I believe I started taking piano lessons when I was eight but didn't truly fall in love with the piano until my mom let me stop taking lessons two years later (go figure!).  Ever since then, I have loved playing the piano.  I'd write my own pieces.  I was at the piano a lot and probably annoyed everyone else in the house with my playing (especially my mother. Sorry mom!)

In the 8th grade I started up lessons again and this time I loved them!  I had an incredible teacher--a small, quiet, sweet woman who's piano playing abilities were nothing short of impressive and who's ability to pull "the pianist" out of her students was even more so.  I practiced all the time.  I can't say I was a prodigy or even that impressive of a player and I was certainly not a great performer (it's hard to to perform when your nervous fingers are shaking violently!) but for several years I was determined to major in piano performance at BYU.  
Who is that highly attractive 15-year-old sitting at the piano?  Oh, just me. :)

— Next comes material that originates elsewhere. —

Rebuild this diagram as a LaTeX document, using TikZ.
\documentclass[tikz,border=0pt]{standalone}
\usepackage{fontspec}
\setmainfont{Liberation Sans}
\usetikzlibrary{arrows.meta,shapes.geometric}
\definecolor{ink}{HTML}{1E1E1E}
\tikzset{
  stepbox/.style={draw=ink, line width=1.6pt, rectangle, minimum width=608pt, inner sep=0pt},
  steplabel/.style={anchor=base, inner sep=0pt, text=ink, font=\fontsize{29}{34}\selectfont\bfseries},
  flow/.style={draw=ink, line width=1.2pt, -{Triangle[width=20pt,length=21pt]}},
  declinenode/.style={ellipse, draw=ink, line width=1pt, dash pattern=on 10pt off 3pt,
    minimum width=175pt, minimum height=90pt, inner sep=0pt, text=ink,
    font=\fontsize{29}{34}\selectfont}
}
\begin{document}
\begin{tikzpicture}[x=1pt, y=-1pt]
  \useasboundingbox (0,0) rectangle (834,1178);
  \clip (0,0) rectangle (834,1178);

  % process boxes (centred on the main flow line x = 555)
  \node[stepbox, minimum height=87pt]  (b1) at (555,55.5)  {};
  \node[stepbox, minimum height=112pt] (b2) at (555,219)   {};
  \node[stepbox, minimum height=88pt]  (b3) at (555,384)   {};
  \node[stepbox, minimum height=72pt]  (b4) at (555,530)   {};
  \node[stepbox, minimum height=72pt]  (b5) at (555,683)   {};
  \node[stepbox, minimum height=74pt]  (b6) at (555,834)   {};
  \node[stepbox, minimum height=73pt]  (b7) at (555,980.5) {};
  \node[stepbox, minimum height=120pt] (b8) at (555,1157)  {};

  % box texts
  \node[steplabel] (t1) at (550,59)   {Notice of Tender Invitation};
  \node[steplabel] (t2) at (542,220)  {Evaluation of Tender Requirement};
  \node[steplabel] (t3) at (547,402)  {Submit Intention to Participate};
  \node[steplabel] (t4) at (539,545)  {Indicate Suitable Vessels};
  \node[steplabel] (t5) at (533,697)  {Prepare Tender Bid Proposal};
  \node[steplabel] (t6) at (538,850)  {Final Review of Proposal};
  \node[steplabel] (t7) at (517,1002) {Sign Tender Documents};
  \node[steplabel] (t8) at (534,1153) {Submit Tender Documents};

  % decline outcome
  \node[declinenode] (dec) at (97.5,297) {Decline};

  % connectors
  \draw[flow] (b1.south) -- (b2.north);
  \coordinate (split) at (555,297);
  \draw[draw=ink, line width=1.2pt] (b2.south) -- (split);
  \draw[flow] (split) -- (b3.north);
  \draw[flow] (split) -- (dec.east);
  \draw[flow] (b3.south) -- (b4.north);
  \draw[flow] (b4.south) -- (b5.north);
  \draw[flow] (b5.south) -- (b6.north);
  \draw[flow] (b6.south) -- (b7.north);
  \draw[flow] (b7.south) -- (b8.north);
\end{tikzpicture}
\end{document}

When I got to BYU, I met many students who claimed they could "sorta" play piano even though they played far better than I could?!  I was swimming in a sea of endless pianists and suddenly my talent seemed about as great as a 5-year-old who can play chopsticks on the piano.  I talked to someone who was a piano major at BYU.  Apart from being a difficult major to get into, he warned, "you will spend at least 6 hours a day in a small room in the catacombs of the HFAC (BYU's fine arts building) practicing and stressing over the piano.  It consumes you; sometimes I really detest playing the piano."  His words finalized my decision: I would major in nursing but continue to play (and enjoy playing) the piano.  I found some of the best grand pianos on campus (one of them being a Steinway in the Maeser Building, for those interested) and would sneak into the room and practice when no one was around.  It was my favorite Sunday evening activity.  

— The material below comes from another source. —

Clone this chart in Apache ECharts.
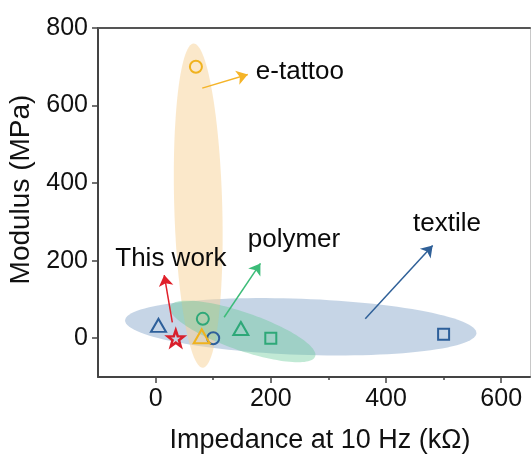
<!DOCTYPE html>
<html>
<head>
<meta charset="utf-8">
<script src="https://cdn.jsdelivr.net/npm/echarts@6/dist/echarts.min.js"></script>
<style>html,body{margin:0;padding:0;background:#fff}#c{width:531px;height:456px}</style>
</head>
<body>
<div id="c"></div>
<script>
// ---- data (x: impedance at 10 Hz, kΩ ; y: modulus, MPa) ----
const xTickLabels = [0, 200, 400, 600];
const xMinorTicks = [100, 300, 500];
const yTickLabels = [0, 200, 400, 600, 800];

const textileCircle = [[100, 0]];
const textileTriangle = [[5, 33]];
const textileSquare = [[500, 10]];
const polymerCircle = [[82, 50]];
const polymerTriangle = [[148, 25]];
const polymerSquare = [[200, 0]];
const tattooCircle = [[70, 700]];
const tattooTriangle = [[80, 5]];
const thisWork = [[35, 0]];

// region ellipses: major-axis end points [x1, y1, x2, y2]
const textileRegion = [-53, 46, 557, 13];
const tattooRegion = [66, 760, 82, -76];
const polymerRegion = [25, 82, 277, -47];

// annotation arrows [xStart, yStart, xEnd, yEnd]
const tattooArrow = [81, 645, 160, 680];
const thisWorkArrow = [29, 41, 15, 163];
const polymerArrow = [119, 54, 182, 193];
const textileArrow = [364, 50, 481, 239];

// annotation labels [x, y] (left anchor)
const labelNames = ['e-tattoo', 'This work', 'polymer', 'textile'];
const labelPos = [[174, 686], [-70, 206], [160, 255], [447, 294]];

// ---- styles ----
const FONT = "'Liberation Sans', Arial, sans-serif";
const C_BLUE = '#2d5f9a', C_GREEN = '#2ea878', C_YELLOW = '#f0b21e', C_RED = '#d8202c';
const regionHalfWidthPx = {textile: 28, tattoo: 24, polymer: 19};

function ellipseSeries(name, ends, halfW, fill) {
  return {
    type: 'custom', name: name, silent: true, z: 1,
    data: [ends],
    encode: {x: [0, 2], y: [1, 3]},
    renderItem: function (params, api) {
      const p1 = api.coord([api.value(0), api.value(1)]);
      const p2 = api.coord([api.value(2), api.value(3)]);
      const cx = (p1[0] + p2[0]) / 2, cy = (p1[1] + p2[1]) / 2;
      const dx = p2[0] - p1[0], dy = p2[1] - p1[1];
      const a = Math.sqrt(dx * dx + dy * dy) / 2;
      const ang = Math.atan2(dy, dx);
      const ca = Math.cos(ang), sa = Math.sin(ang);
      const pts = [];
      for (let i = 0; i < 120; i++) {
        const t = 2 * Math.PI * i / 120;
        const ex = a * Math.cos(t), ey = halfW * Math.sin(t);
        pts.push([cx + ex * ca - ey * sa, cy + ex * sa + ey * ca]);
      }
      return {type: 'polygon', shape: {points: pts}, style: {fill: fill}};
    }
  };
}

function markerSeries(data, symbol, size, color, bw) {
  return {
    type: 'scatter', data: data, symbol: symbol, symbolSize: size, z: 5,
    itemStyle: {color: 'rgba(0,0,0,0)', borderColor: color, borderWidth: bw || 2, opacity: 1},
    emphasis: {disabled: true}
  };
}

const STAR = 'path://M50,2 L61.8,36.2 L97.6,36.9 L69,58.6 L79.4,93 L50,72.5 L20.6,93 L31,58.6 L2.4,36.9 L38.2,36.2 Z';

const arrows = [tattooArrow, thisWorkArrow, polymerArrow, textileArrow];
const arrowColors = ['#f5b428', '#e0202a', '#3cbc78', '#2f6098'];

const option = {
  animation: false,
  backgroundColor: '#fff',
  textStyle: {fontFamily: FONT},
  grid: {left: 98, right: 1, top: 28, bottom: 79, outerBoundsMode: 'none', containLabel: false},
  xAxis: [
    {
      type: 'value', min: -100, max: 650, interval: 100, position: 'bottom',
      name: 'Impedance at 10 Hz (kΩ)', nameLocation: 'middle', nameGap: 50,
      nameTextStyle: {fontSize: 27, color: '#111', fontFamily: FONT, padding: [0, 0, 0, 12]},
      axisLine: {show: true, onZero: false, lineStyle: {color: '#444', width: 2}},
      axisTick: {show: true, length: 6, customValues: xTickLabels, lineStyle: {color: '#444', width: 1.5}},
      axisLabel: {customValues: xTickLabels, fontSize: 25, color: '#111', margin: 10, fontFamily: FONT},
      splitLine: {show: false}
    },
    {
      type: 'value', min: -100, max: 650, interval: 100, position: 'bottom',
      axisLine: {show: false, onZero: false},
      axisTick: {show: true, length: 3, customValues: xMinorTicks, lineStyle: {color: '#444', width: 1.5}},
      axisLabel: {show: false}, splitLine: {show: false}
    },
    {
      type: 'value', min: -100, max: 650, position: 'top',
      axisLine: {show: true, onZero: false, lineStyle: {color: '#555', width: 2}},
      axisTick: {show: false}, axisLabel: {show: false}, splitLine: {show: false}
    }
  ],
  yAxis: [
    {
      type: 'value', min: -100, max: 800, interval: 100, position: 'left',
      name: 'Modulus (MPa)', nameLocation: 'middle', nameGap: 62, nameRotate: 90,
      nameTextStyle: {fontSize: 28, color: '#111', fontFamily: FONT, padding: [0, 0, 0, 26]},
      axisLine: {show: true, onZero: false, lineStyle: {color: '#444', width: 2}},
      axisTick: {show: true, length: 6, customValues: yTickLabels, lineStyle: {color: '#444', width: 1.5}},
      axisLabel: {customValues: yTickLabels, fontSize: 25, color: '#111', margin: 10, fontFamily: FONT},
      splitLine: {show: false}
    },
    {
      type: 'value', min: -100, max: 800, position: 'right',
      axisLine: {show: true, onZero: false, lineStyle: {color: '#c8c8c8', width: 1}},
      axisTick: {show: false}, axisLabel: {show: false}, splitLine: {show: false}
    }
  ],
  series: [
    ellipseSeries('textile region', textileRegion, regionHalfWidthPx.textile, 'rgba(120,155,195,0.42)'),
    ellipseSeries('e-tattoo region', tattooRegion, regionHalfWidthPx.tattoo, 'rgba(248,210,150,0.5)'),
    ellipseSeries('polymer region', polymerRegion, regionHalfWidthPx.polymer, 'rgba(100,200,150,0.40)'),
    markerSeries(textileTriangle, 'triangle', [15, 13], C_BLUE),
    markerSeries(textileCircle, 'circle', 12, C_BLUE),
    markerSeries(textileSquare, 'rect', 11, C_BLUE),
    markerSeries(polymerCircle, 'circle', 12, C_GREEN),
    markerSeries(polymerTriangle, 'triangle', [15, 13], C_GREEN),
    markerSeries(polymerSquare, 'rect', 11, C_GREEN),
    markerSeries(tattooCircle, 'circle', 12, C_YELLOW),
    markerSeries(tattooTriangle, 'triangle', [16, 14], C_YELLOW),
    markerSeries(thisWork, STAR, 16, C_RED, 2.5),
    {
      type: 'lines', coordinateSystem: 'cartesian2d', z: 6, silent: true,
      symbol: ['none', 'arrow'], symbolSize: [9, 11],
      lineStyle: {width: 1.5, opacity: 1},
      data: arrows.map(function (a, i) {
        return {coords: [[a[0], a[1]], [a[2], a[3]]], lineStyle: {color: arrowColors[i]}};
      })
    },
    {
      type: 'custom', z: 7, silent: true,
      data: labelPos.map(function (p, i) { return {value: p, name: labelNames[i]}; }),
      encode: {x: 0, y: 1},
      renderItem: function (params, api) {
        const p = api.coord([api.value(0), api.value(1)]);
        return {
          type: 'text', x: p[0], y: p[1],
          style: {
            text: labelNames[params.dataIndex], fill: '#0a0a0a',
            font: '26px ' + FONT, align: 'left', verticalAlign: 'middle'
          }
        };
      }
    }
  ]
};

const chart = echarts.init(document.getElementById('c'), null, {renderer: 'canvas'});
chart.setOption(option);
</script>
</body>
</html>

After five years at BYU, I graduated, began working, got engaged, married, and then moved to Texas, leaving behind my access to those beautiful grand pianos on BYU's campus.  Luckily, my husband had found this beauty of a keyboard (in near-perfect condition) at the dump and brought it home so that I could still play.  I was grateful to have something to play on, but after playing on Steinways, I had become somewhat of a piano snob (I had even cringed playing my parents upright piano when I came home for Christmas during college because, you know, the pianos I played on at school were soooooo much better!).  Seeing how a keyboard is definitely a few notches below even your basic piano, I had a hard time enjoying myself as I played on our keyboard. 

Fast forward to present day and our little keyboard has not seen a whole lot of play-time and my piano-playing skills are sadly not what they once were.  Playing piano is not like riding a bike.  You can't just stop playing for a few years and start up again playing the same Chopin and Beethoven pieces with just as much speed, grace, or feeling.  (There is a reason why my teacher had me constantly practicing scales to keep my technique and finger agility fine-tuned!)  I ran into my old piano teaching last summer and she mentioned wanting to put on a recital featuring her former students. 

"Um, my piano skills are not what they used to be and I cannot play the types of pieces that I used to," I nervously told her.  

She responded without hesitation, "Oh, I'm sure you'd do just fine!" 

I internally panicked!  How disappointed would my teacher be to discover just how much her former, aspiring-piano-performance-major student had regressed over years of not practicing?!  Luckily, the recital never came to fruition and I thought I was off the hook..........until a friend approached me in church six weeks ago.  Her family was going to be singing for our church's Christmas program the Sunday before Christmas and she needed someone to accompany them.  "I asked Carol Tisch (my former piano teacher) if she knew of anyone who could accompany us on the piano," she said, "and she directed me to you.  Would you please play for us?"  Another internal panic.  Yikes!  I am a horrible performer and a rusty piano player at best.  So I did what I do best and stood my ground with an assertive, "Sure, no problem."  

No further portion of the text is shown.